What this page is showing you
The headline figure above is the U.S. Energy Information Administration's weekly retail price for regular conventional gasoline, sourced from FRED series GASREGW. EIA samples a fixed national panel of retail outlets every Monday morning and publishes the weighted average in the afternoon. The figure includes all federal, state, and local taxes paid by the consumer at the pump. It excludes premium and midgrade fuel, which the EIA tracks on separate series.
This tracker exists for one reason: most gas-price pages either bury the number under ads or push a free trial. We do neither. The bold number above re-renders on a one-hour schedule against the FRED API, and the only call-to-action is "go look at the rest of the live data".

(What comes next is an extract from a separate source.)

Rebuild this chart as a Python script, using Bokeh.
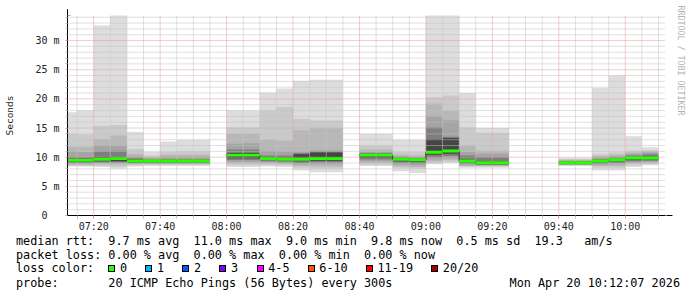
import numpy as np
from bokeh.plotting import figure
from bokeh.models import Range1d, FixedTicker, Arrow, NormalHead, Title, Div
from bokeh.layouts import column
from bokeh.embed import file_html
from bokeh.resources import INLINE

NaN = float("nan")

# ---------------- data ----------------
bin_start = ["07:10", "07:15", "07:20", "07:25", "07:30", "07:35", "07:40", "07:45", "07:50", "07:55",
             "08:00", "08:05", "08:10", "08:15", "08:20", "08:25", "08:30", "08:35",
             "08:40", "08:45", "08:50", "08:55", "09:00", "09:05", "09:10", "09:15", "09:20",
             "09:25", "09:30", "09:35",
             "09:40", "09:45", "09:50", "09:55", "10:00", "10:05", "10:10"]

# smoke bands (outer -> inner), values in ms
hi1 = [17.7, 18.0, 32.6, 35.0, 14.3, 10.9, 12.7, 13.0, 13.0, NaN,
       18.0, 18.0, 21.1, 21.8, 23.1, 23.3, 23.3, NaN,
       14.0, 14.0, 13.0, 13.0, 35.0, 35.0, 21.0, 15.0, 15.0, NaN, NaN, NaN,
       9.9, 9.9, 21.9, 24.0, 13.6, 11.7, NaN]
hi2 = [14.0, 13.9, 15.4, 15.5, 11.4, 10.3, 10.9, 11.0, 11.0, NaN,
       15.1, 15.1, 18.0, 18.6, 16.6, 16.3, 16.3, NaN,
       12.0, 12.0, 10.9, 10.9, 20.3, 20.6, 15.1, 14.2, 14.2, NaN, NaN, NaN,
       9.7, 9.7, 10.5, 10.8, 11.1, 11.2, NaN]
hi3 = [11.8, 11.8, 13.1, 13.7, 10.6, 10.0, 10.4, 10.4, 10.4, NaN,
       14.0, 14.0, 13.0, 12.8, 14.6, 14.9, 14.9, NaN,
       11.3, 11.3, 10.4, 10.3, 19.2, 18.0, 12.0, 11.1, 11.1, NaN, NaN, NaN,
       9.5, 9.5, 10.2, 10.4, 10.8, 11.0, NaN]
hi4 = [11.0, 10.9, 12.0, 12.0, 10.1, 9.8, 10.0, 10.0, 10.0, NaN,
       12.3, 12.4, 11.1, 11.0, 11.0, 11.2, 11.2, NaN,
       10.9, 10.9, 10.1, 10.0, 17.1, 16.3, 10.9, 10.6, 10.6, NaN, NaN, NaN,
       9.4, 9.4, 9.9, 10.1, 10.6, 10.8, NaN]
hi5 = [10.0, 10.0, 11.0, 11.1, 9.8, 9.6, 9.7, 9.7, 9.7, NaN,
       11.3, 11.3, 10.3, 10.3, 10.7, 11.0, 11.0, NaN,
       10.7, 10.7, 10.0, 9.9, 15.1, 13.5, 10.3, 10.0, 10.0, NaN, NaN, NaN,
       9.3, 9.3, 9.7, 9.9, 10.3, 10.5, NaN]
hi6 = [9.7, 9.7, 10.0, 10.0, 9.6, 9.5, 9.5, 9.5, 9.5, NaN,
       10.7, 10.7, 10.0, 9.9, 10.5, 10.8, 10.8, NaN,
       10.5, 10.5, 9.8, 9.7, 13.1, 13.3, 9.6, 9.3, 9.3, NaN, NaN, NaN,
       9.1, 9.1, 9.5, 9.7, 10.0, 10.1, NaN]
median = [9.4, 9.4, 9.6, 9.7, 9.3, 9.3, 9.3, 9.3, 9.3, NaN,
          10.3, 10.3, 9.7, 9.6, 9.6, 9.7, 9.7, NaN,
          10.3, 10.3, 9.6, 9.5, 10.8, 11.0, 9.3, 9.0, 9.0, NaN, NaN, NaN,
          9.0, 9.0, 9.3, 9.5, 9.8, 9.8, NaN]
lo6 = [9.2, 9.2, 9.3, 9.3, 9.1, 9.1, 9.1, 9.1, 9.1, NaN,
       9.8, 9.8, 9.5, 9.4, 9.3, 9.4, 9.4, NaN,
       9.9, 9.9, 9.3, 9.2, 10.4, 10.6, 9.1, 8.8, 8.8, NaN, NaN, NaN,
       8.85, 8.85, 9.1, 9.3, 9.5, 9.6, NaN]
lo5 = [9.0, 9.0, 9.1, 9.1, 9.0, 9.0, 9.0, 9.0, 9.0, NaN,
       9.5, 9.5, 9.3, 9.2, 9.0, 9.1, 9.1, NaN,
       9.6, 9.6, 9.0, 8.9, 10.0, 10.2, 8.9, 8.7, 8.7, NaN, NaN, NaN,
       8.8, 8.8, 8.9, 9.0, 9.3, 9.4, NaN]
lo4 = [8.9, 8.9, 9.0, 9.0, 8.9, 8.9, 8.9, 8.9, 8.9, NaN,
       9.2, 9.2, 9.1, 9.0, 8.8, 8.8, 8.8, NaN,
       9.3, 9.3, 8.7, 8.6, 9.6, 9.8, 8.7, 8.6, 8.6, NaN, NaN, NaN,
       8.7, 8.7, 8.7, 8.8, 9.1, 9.2, NaN]
lo3 = [8.7, 8.7, 8.8, 8.7, 8.8, 8.8, 8.8, 8.8, 8.8, NaN,
       8.9, 8.9, 8.9, 8.8, 8.5, 8.4, 8.4, NaN,
       9.0, 9.0, 8.4, 8.3, 9.3, 9.5, 8.5, 8.5, 8.5, NaN, NaN, NaN,
       8.65, 8.65, 8.5, 8.5, 8.9, 9.0, NaN]
lo2 = [8.5, 8.5, 8.5, 8.3, 8.6, 8.7, 8.7, 8.7, 8.7, NaN,
       8.6, 8.6, 8.6, 8.6, 8.2, 8.0, 8.0, NaN,
       8.7, 8.7, 8.2, 8.0, 9.0, 9.2, 8.4, 8.4, 8.4, NaN, NaN, NaN,
       8.6, 8.6, 8.2, 8.2, 8.6, 8.8, NaN]
lo1 = [8.4, 8.4, 8.3, 8.0, 8.4, 8.5, 8.5, 8.5, 8.5, NaN,
       8.3, 8.3, 8.4, 8.3, 7.7, 7.4, 7.4, NaN,
       8.5, 8.5, 7.6, 7.3, 8.8, 9.0, 8.2, 8.2, 8.2, NaN, NaN, NaN,
       8.5, 8.5, 7.7, 7.7, 8.3, 8.6, NaN]

x_tick_labels = ["07:20", "07:40", "08:00", "08:20", "08:40", "09:00", "09:20", "09:40", "10:00"]
y_tick_values = [0, 5, 10, 15, 20, 25, 30]
y_tick_labels = ["0\u00a0\u00a0", "5 m", "10 m", "15 m", "20 m", "25 m", "30 m"]

legend_lines = [
    "median rtt:  9.7 ms avg  11.0 ms max  9.0 ms min  9.8 ms now  0.5 ms sd  19.3   am/s",
    "packet loss: 0.00 % avg  0.00 % max  0.00 % min  0.00 % now",
    "loss color:",
    "probe:       20 ICMP Echo Pings (56 Bytes) every 300s",
]
loss_labels = ["0", "1", "2", "3", "4-5", "6-10", "11-19", "20/20"]
loss_colors = ["#26ff00", "#00b8ff", "#0059ff", "#7e00ff", "#ff00ff", "#ff5500", "#ff0000", "#a10000"]
timestamp = "Mon Apr 20 10:12:07 2026"
watermark = "RRDTOOL / TOBI OETIKER"

# ---------------- helpers ----------------
def to_min(s):
    h, m = s.split(":")
    return int(h) * 60 + int(m)

t0 = np.array([to_min(s) for s in bin_start], dtype=float)
t1 = t0 + 5.0
x_start = to_min("07:12") + 7 / 60.0
x_end = x_start + 180.0
y_top = 34.3

W = 697
PH = 235                                  # graph part height
FL, FR, FT, FB = 67, 30, 15, 20           # frame borders (px)
FW, FH = W - FL - FR, PH - FT - FB        # 600 x 200

def px_x(px):   # canvas px -> data x
    return x_start + (px - FL) * (x_end - x_start) / FW

def px_y(py):   # canvas px -> data y
    return (PH - FB - py) * y_top / FH

MONO = "DejaVu Sans Mono"
GRID_MIN = "#c0c0c0"
GRID_MAJ = "#e49a9a"

p = figure(width=W, height=PH, x_range=Range1d(x_start, x_end), y_range=Range1d(0, y_top),
           output_backend="svg", toolbar_location=None,
           min_border_left=FL, min_border_right=FR, min_border_top=FT, min_border_bottom=FB)
p.outline_line_color = None
p.background_fill_color = "white"
p.border_fill_color = "white"
p.xgrid.visible = False
p.ygrid.visible = False

# smoke layers
smoke_colors = ["#dddddd", "#cacaca", "#b7b7b7", "#a4a4a4", "#7e7e7e", "#454545"]
his = [hi1, hi2, hi3, hi4, hi5, hi6]
los = [lo1, lo2, lo3, lo4, lo5, lo6]
for c, hi, lo in zip(smoke_colors, his, los):
    p.quad(left=t0, right=t1, bottom=np.array(lo), top=np.array(hi),
           fill_color=c, line_color=None)

# ticks
major_x = [to_min(s) for s in x_tick_labels]
minor_x = [m for m in range(to_min("07:15"), int(x_end) + 1, 5) if m not in major_x]
minor_y = [v for v in range(1, 35) if v % 5 != 0]
major_y = [v for v in y_tick_values if v > 0]
xt = FixedTicker(ticks=major_x, minor_ticks=minor_x)
yt = FixedTicker(ticks=y_tick_values, minor_ticks=minor_y)
p.xaxis.ticker = xt
p.yaxis.ticker = yt
p.xaxis.major_label_overrides = {k: v for k, v in zip(major_x, x_tick_labels)}
p.yaxis.major_label_overrides = {k: v for k, v in zip(y_tick_values, y_tick_labels)}

# dotted grid drawn over the smoke (as rrdtool does)
p.segment(x0=minor_x, x1=minor_x, y0=[0] * len(minor_x), y1=[y_top] * len(minor_x),
          line_color=GRID_MIN, line_width=1, line_dash="1 1")
p.segment(x0=[x_start] * len(minor_y), x1=[x_end] * len(minor_y), y0=minor_y, y1=minor_y,
          line_color=GRID_MIN, line_width=1, line_dash="1 1")
p.segment(x0=major_x, x1=major_x, y0=[0] * len(major_x), y1=[y_top] * len(major_x),
          line_color=GRID_MAJ, line_width=1, line_dash="1 1")
p.segment(x0=[x_start] * len(major_y), x1=[x_end] * len(major_y), y0=major_y, y1=major_y,
          line_color=GRID_MAJ, line_width=1, line_dash="1 1")

# median line (black steps) + green loss band
med = np.array(median)
sx = np.column_stack([t0, t1]).ravel()
sy = np.column_stack([med, med]).ravel()
p.line(sx, sy, line_color="#202020", line_width=1)
p.quad(left=t0, right=t1, bottom=med - 0.2, top=med + 0.3, fill_color=loss_colors[0],
       line_color=None)

for ax in (p.xaxis[0], p.yaxis[0]):
    ax.axis_line_color = "black"
    ax.axis_line_width = 1
    ax.major_label_text_font = MONO
    ax.major_label_text_font_size = "10px"
    ax.major_label_text_color = "#222222"
    ax.major_tick_in = 0
    ax.minor_tick_in = 0
    ax.major_tick_line_color = GRID_MAJ
    ax.minor_tick_line_color = GRID_MIN

p.xaxis.major_tick_out = 3
p.xaxis.minor_tick_out = 3
p.xaxis.major_label_standoff = 2
p.yaxis.major_tick_out = 2
p.yaxis.minor_tick_out = 2
p.yaxis.major_label_standoff = 6
p.yaxis.axis_label = "Seconds"
p.yaxis.axis_label_text_font = MONO
p.yaxis.axis_label_text_font_size = "9.5px"
p.yaxis.axis_label_text_font_style = "normal"
p.yaxis.axis_label_text_color = "#222222"
p.yaxis.axis_label_standoff = 17

# axis arrows
head_col = "#8b1a1a"
p.add_layout(Arrow(end=NormalHead(size=6, fill_color=head_col, line_color=head_col),
                   x_start=x_end - 0.5, y_start=0, x_end=px_x(674), y_end=0,
                   line_color="black", line_width=1))
p.add_layout(Arrow(end=NormalHead(size=6, fill_color=head_col, line_color=head_col),
                   x_start=x_start, y_start=y_top - 0.2, x_end=x_start, y_end=px_y(8.7),
                   line_color="black", line_width=1))

# watermark on the right side
p.add_layout(Title(text=watermark, align="left", offset=-10, standoff=20,
                   text_font=MONO, text_font_size="8.3px", text_font_style="normal",
                   text_color="#b4b4b4"), "right")

# ---------------- legend below the graph (real text, monospace) ----------------
TX0 = 16
line_top = [-1.0, 12.5, 26.0, 40.5]       # relative to the legend block
FONT = "font-family:'DejaVu Sans Mono',monospace;font-size:11.8px;line-height:14px;color:#000;"

parts = []
for line, top in zip(legend_lines, line_top):
    parts.append(f'<div style="position:absolute;left:{TX0}px;top:{top}px;white-space:pre;{FONT}">{line}</div>')
parts.append(f'<div style="position:absolute;right:{W - 680}px;top:{line_top[3]}px;white-space:pre;{FONT}">{timestamp}</div>')

cur = 108.3
box_top = line_top[2] + 7 - 3.5
for lab, col in zip(loss_labels, loss_colors):
    parts.append(f'<div style="position:absolute;left:{cur:.1f}px;top:{box_top}px;width:7px;height:7px;'
                 f'box-sizing:border-box;border:1px solid #000;background:{col};"></div>')
    parts.append(f'<div style="position:absolute;left:{cur + 11.7:.1f}px;top:{line_top[2]}px;white-space:pre;{FONT}">{lab}</div>')
    cur += 30 + 7.05 * len(lab)

html = ('<div style="position:relative;width:697px;height:62px;margin:0;padding:0;'
        'background:#fff;overflow:visible;">' + "".join(parts) + "</div>")
legend_div = Div(text=html, width=W, height=297 - PH, margin=0)

layout = column(p, legend_div, spacing=0)
open("out.html", "w").write(file_html(layout, INLINE))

How EIA computes the U.S. average
The weekly retail price is a volume-weighted average across five PADD regions (Petroleum Administration for Defense Districts — left over from World War II rationing, still the way EIA slices the country). PADD 1 covers the East Coast, PADD 2 the Midwest, PADD 3 the Gulf Coast, PADD 4 the Rocky Mountains, and PADD 5 the West Coast. Roughly 900 retail outlets phone in their Monday morning posted prices and EIA applies regional consumption weights — California and Texas pull the U.S. number much harder than Wyoming.
Reformulated gasoline (RFG) — sold in metro areas that exceed federal smog thresholds — is on a separate series. GASREGW reports the all-formulations weighted retail price, so it's the closest single number to "what an average American driver paid this week."
Why local prices look different
The U.S. average masks gaps of $1.50/gallon or more. State fuel taxes range from under 9 cents (Alaska) to north of 65 cents (California, Pennsylvania, Illinois). Distance from refining centers matters too: Gulf Coast prices (PADD 3) typically trade 20–40 cents below the national average because most U.S. refining capacity sits there, while West Coast prices (PADD 5) trade well above it. If you want a state-level breakdown, see our state energy price comparison and the closely-related gas cost calculator for a trip-budgeting tool that uses these inputs directly.
How gas connects to the rest of the economy
Retail gasoline prices are downstream of crude oil — see our Brent and WTI tracker — but the pass-through is not instant. The rule of thumb is that a $10/bbl move in WTI shows up at the pump as a roughly $0.25/gal change with a two-to-three week lag. Gasoline is also the single largest line in the CPI energy basket, so big pump-price swings ripple into headline inflation within a month. And because gasoline is a near-universal cost, sustained spikes tend to compress real wages faster than almost any other CPI line item.
Caveats
GASREGW is a retail snapshot, not a futures price. It does not predict next week's pump price — for that, watch the crude oil tracker and the RBOB gasoline futures contract. The weekly series also has revision risk: EIA occasionally re-states a prior week if late retailer reports change the volume weights. Revisions are usually under a cent.